Keywords: Java | Array Concatenation | StringBuilder | Performance Optimization | String Processing
Abstract: This article provides an in-depth exploration of various methods for concatenating array elements into a single string in Java, highlighting the limitations of the Arrays.toString() method and detailing the efficient solution using StringBuilder. By comparing performance differences and memory overhead across methods, it explains why StringBuilder offers significant advantages for concatenating large numbers of strings, with complete code examples and complexity analysis to help developers avoid common performance pitfalls.
Introduction
In Java programming, concatenating array elements into a single string is a common requirement. Many developers initially attempt to use the Arrays.toString() method, but this returns a string with brackets and commas, formatted as [element1, element2, element3], which often does not meet practical needs. For example, for a string array String[] arr = {"1", "2", "3"};, calling Arrays.toString(arr) returns "[1,2,3]", not the expected "123".
Analysis of Common Error Methods
A frequent mistake is directly using the Arrays.toString() method, as shown in the following code:
String[] arr = {"1", "2", "3"};
String str = Arrays.toString(arr);
System.out.println(str); // Output: [1,2,3]This method is simple but includes extra formatting characters, making it unsuitable for scenarios requiring pure concatenation. Another common but inefficient approach uses the string concatenation operator (+), for example:
String output = "";
for (String str : arr) {
output = output + str;
}
System.out.println(output); // Output: 123Although this produces the correct result, it suffers from significant performance issues. Each use of the + operator creates a new String object and performs character copying. For an array of length n, this results in a time complexity of O(n²), as the total number of characters copied is 1+2+3+...+n, i.e., n(n+1)/2, approximately n²/2.
Efficient Solution: Using StringBuilder
To optimize performance, it is recommended to use the StringBuilder class. Here is a complete example code:
String[] strArr = {"1", "2", "3"};
StringBuilder strBuilder = new StringBuilder();
for (int i = 0; i < strArr.length; i++) {
strBuilder.append(strArr[i]);
}
String newString = strBuilder.toString();
System.out.println(newString); // Output: 123StringBuilder maintains a mutable character array internally, avoiding frequent object creation and copying operations. During concatenation, it expands its internal buffer only when necessary, reducing time complexity to O(n). Compared to StringBuffer, StringBuilder is preferable in single-threaded environments due to the absence of synchronization overhead, resulting in faster execution.

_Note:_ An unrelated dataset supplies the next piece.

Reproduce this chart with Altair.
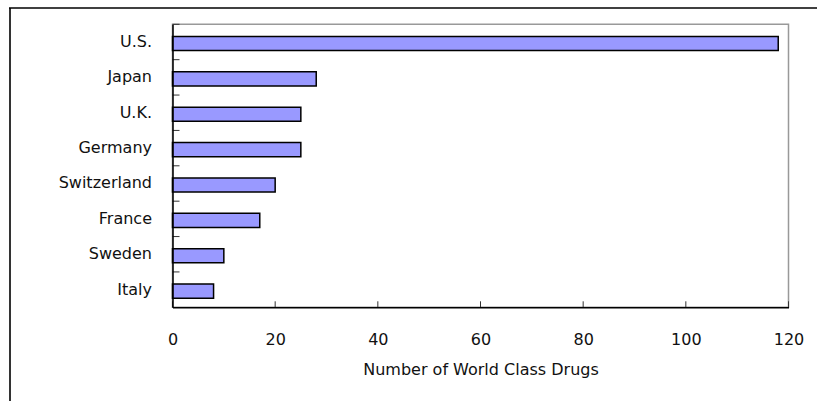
import altair as alt
import pandas as pd

countries = ["U.S.", "Japan", "U.K.", "Germany", "Switzerland", "France", "Sweden", "Italy"]
drugs = [118, 28, 25, 25, 20, 17, 10, 8]
x_ticks = [0, 20, 40, 60, 80, 100, 120]
x_title = "Number of World Class Drugs"

W, H = 616, 283
FONT = "DejaVu Sans"

df = pd.DataFrame({"country": countries, "drugs": drugs})
ticks_df = pd.DataFrame({"t": x_ticks})
one = pd.DataFrame({"a": [0]})

y_enc = alt.Y(
    "country:N",
    sort=countries,
    scale=alt.Scale(paddingInner=0, paddingOuter=0),
    axis=alt.Axis(
        title=None, tickSize=0, domainColor="black", domainWidth=1.5,
        labelFont=FONT, labelFontSize=16, labelColor="#111111",
        labelPadding=21, zindex=1,
    ),
)
x_scale = alt.Scale(domain=[0, 120], nice=False)

bars = alt.Chart(df).mark_bar(
    color="#9999FF", stroke="black", strokeWidth=1.5,
    height={"band": 0.4}, yOffset=1.5,
).encode(
    x=alt.X(
        "drugs:Q", scale=x_scale,
        axis=alt.Axis(
            values=x_ticks, title=x_title, grid=False, tickSize=0,
            domainColor="black", domainWidth=1.5,
            labelFont=FONT, labelFontSize=16, labelColor="#111111", labelPadding=24,
            labelFlush=False, labelOverlap=False,
            titleFont=FONT, titleFontSize=16, titleFontWeight="normal",
            titleColor="#111111", titlePadding=14, zindex=1,
        ),
    ),
    y=y_enc,
)

yticks = alt.Chart(df).mark_rule(color="#333333", strokeWidth=1).encode(
    y=alt.Y("country:N", sort=countries, bandPosition=0),
    x=alt.value(0),
    x2=alt.value(7),
)

xticks = alt.Chart(ticks_df).mark_rule(color="#333333", strokeWidth=1).encode(
    x=alt.X("t:Q", scale=x_scale),
    y=alt.value(H),
    y2=alt.value(H - 6),
)

frame_left = alt.Chart(one).mark_rule(color="#333333", strokeWidth=2).encode(
    x=alt.value(-162.5), y=alt.value(-16.3), y2=alt.value(380),
)
frame_top = alt.Chart(one).mark_rule(color="black", strokeWidth=1.5).encode(
    y=alt.value(-16.3), x=alt.value(-163.5), x2=alt.value(650),
)

chart = alt.layer(bars, yticks, xticks, frame_left, frame_top).properties(
    width=W, height=H,
    autosize=alt.AutoSizeParams(type="none"),
    padding={"left": 172.5, "top": 24.3, "right": 28.5, "bottom": 93.7},
    background="white",
).configure_view(stroke="#999999", strokeWidth=1.5)

chart.save("out.html", embed_options={"renderer": "svg", "actions": False})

Performance Comparison and Complexity Analysis
To illustrate performance differences more clearly, consider a string array with 1000 elements. The string concatenation operator method requires approximately 500,000 character copy operations, whereas StringBuilder requires only 1000 append operations. In practical applications, this difference becomes particularly noticeable when handling large datasets, potentially leading to significant performance bottlenecks.
Additionally, StringBuilder offers other utility methods such as insert(), delete(), and reverse(), enhancing flexibility in string manipulation. For scenarios requiring thread safety, StringBuffer can be considered, but StringBuilder is generally the better choice.
Summary and Best Practices
When concatenating array elements to a string in Java, avoid using Arrays.toString() and simple string concatenation operators. Instead, prioritize StringBuilder for improved performance. Key practices include: estimating capacity during StringBuilder initialization to reduce buffer expansions, using the append() method within loops, and calling toString() to obtain the final string after processing. By following these best practices, developers can write efficient and maintainable code to effectively handle string concatenation tasks.